Taliban ban on women aid workers ‘a potential death blow’: UN aid chief

The UN aid chief Martin Griffiths on Monday warned that the Taliban’s ban on women aid workers in Afghanistan is “a potential death blow” to many important humanitarian programs in the country.

Addressing a news conference, Griffiths that if the Taliban don’t make exceptions to their edict “this would be catastrophic.”

He said a delegation including international aid groups made the case that Afghan women are critical to humanitarian operations during meetings last week with nine Taliban officials, including Afghanistan’s foreign affairs and economy ministers.

“We were asked to be patient,” the UN official said. “We were told that guidelines are being developed by the Taliban authorities which would provide, allegedly, the functioning of women in humanitarian operations.”

Griffiths who visited Afghanistan this month and met with Taliban officials said the Taliban’s consistent message “that there will be a place for women working” was “a slightly patronizing message, but it’s an important one.”

He added that after the Dec. 24 edict by the Taliban barring aid groups from employing Afghan women, the health minister granted an exception for women in the health field and the education minister granted an exception for those involved in primary education.

According to him, the humanitarian delegation told the Taliban that if they weren’t going to rescind the edict “then we must expand these exceptions to cover all the aspects of humanitarian action.”

“Let’s see if these guidelines do come through. Let’s see if they are beneficial.
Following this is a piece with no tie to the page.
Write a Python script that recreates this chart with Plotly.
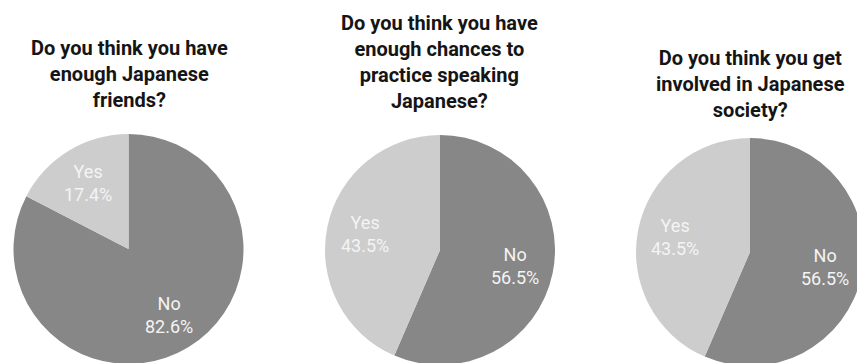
import math
import plotly.graph_objects as go

# ---- data ----
titles = [
    "Do you think you have<br>enough Japanese<br>friends?",
    "Do you think you have<br>enough chances to<br>practice speaking<br>Japanese?",
    "Do you think you get<br>involved in Japanese<br>society?",
]
labels = ["No", "Yes"]
values_friends = [82.6, 17.4]
values_practice = [56.5, 43.5]
values_society = [56.5, 43.5]
all_values = [values_friends, values_practice, values_society]

# ---- layout geometry (pixels) ----
W, H = 900, 400  # larger than the 857x363 window, so pies are clipped like the reference
pies_px = [  # (center x, center y, radius)
    (128.5, 249, 115),
    (440, 250, 115),
    (750, 252, 114),
]
title_mid_px = [74, 62, 84]
title_x_px = [129, 439, 750]
label_radius_frac = 0.67

colors = ["#878787", "#cdcdcd"]

fig = go.Figure()
for vals, (cx, cy, r) in zip(all_values, pies_px):
    fig.add_trace(go.Pie(
        labels=labels,
        values=vals,
        sort=False,
        direction="clockwise",
        rotation=0,
        marker=dict(colors=colors, line=dict(width=0)),
        textinfo="none",
        domain=dict(x=[(cx - r) / W, (cx + r) / W],
                    y=[1 - (cy + r) / H, 1 - (cy - r) / H]),
        showlegend=False,
        hoverinfo="label+percent",
    ))
    # slice labels placed at each slice's mid-angle (derived from the values)
    total = sum(vals)
    start = 0.0
    for lab, v in zip(labels, vals):
        mid = (start + v / 2) / total * 2 * math.pi  # clockwise from 12 o'clock
        start += v
        lx = cx + r * label_radius_frac * math.sin(mid)
        ly = cy - r * label_radius_frac * math.cos(mid)
        fig.add_annotation(
            text=f"{lab}<br>{v:.1f}%", x=lx / W, y=1 - ly / H,
            xref="paper", yref="paper", xanchor="center", yanchor="middle",
            showarrow=False, align="center",
            font=dict(family="Roboto", size=18, color="#f4f4f4"),
        )

for t, tx, ty in zip(titles, title_x_px, title_mid_px):
    fig.add_annotation(
        text=t, x=tx / W, y=1 - ty / H, xref="paper", yref="paper",
        xanchor="center", yanchor="middle", showarrow=False, align="center",
        font=dict(family="Roboto", size=20, color="#151515", weight="bold"),
    )

fig.update_layout(
    width=W, height=H,
    margin=dict(l=0, r=0, t=0, b=0),
    paper_bgcolor="white",
    plot_bgcolor="white",
)

fig.write_html(
    "out.html",
    post_script="document.body.style.margin='0';document.body.style.overflow='hidden';document.documentElement.style.overflow='hidden';",
)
Let’s see what space there is for the essential and central role of women in our humanitarian operations,” he said.

Griffiths said the United Nations would continue operating in Afghanistan wherever it could, but there was a concern that international donors might not want to commit to the huge financial cost of aid at around $4.6 billion a year.

“I don’t want any of us to have any illusions about the huge gravity of this situation,” he said. “It’s a potential death blow to many, many very important humanitarian programs in what we have described as one of the most difficult and priority areas for humanitarian assistance protection.”

“There’s been a lot of support for our position and a real understanding of why we need our women back to work in order to do the work,” said Janti Soeripto, president and CEO of Save the Children US. “But we need to have that support continued.”

Soeripto added that they would meet with donors at the end of the week to make the case for why Afghanistan needed help during an intense humanitarian crisis in which 28 million people were in need of aid, including 6 million on the brink of famine.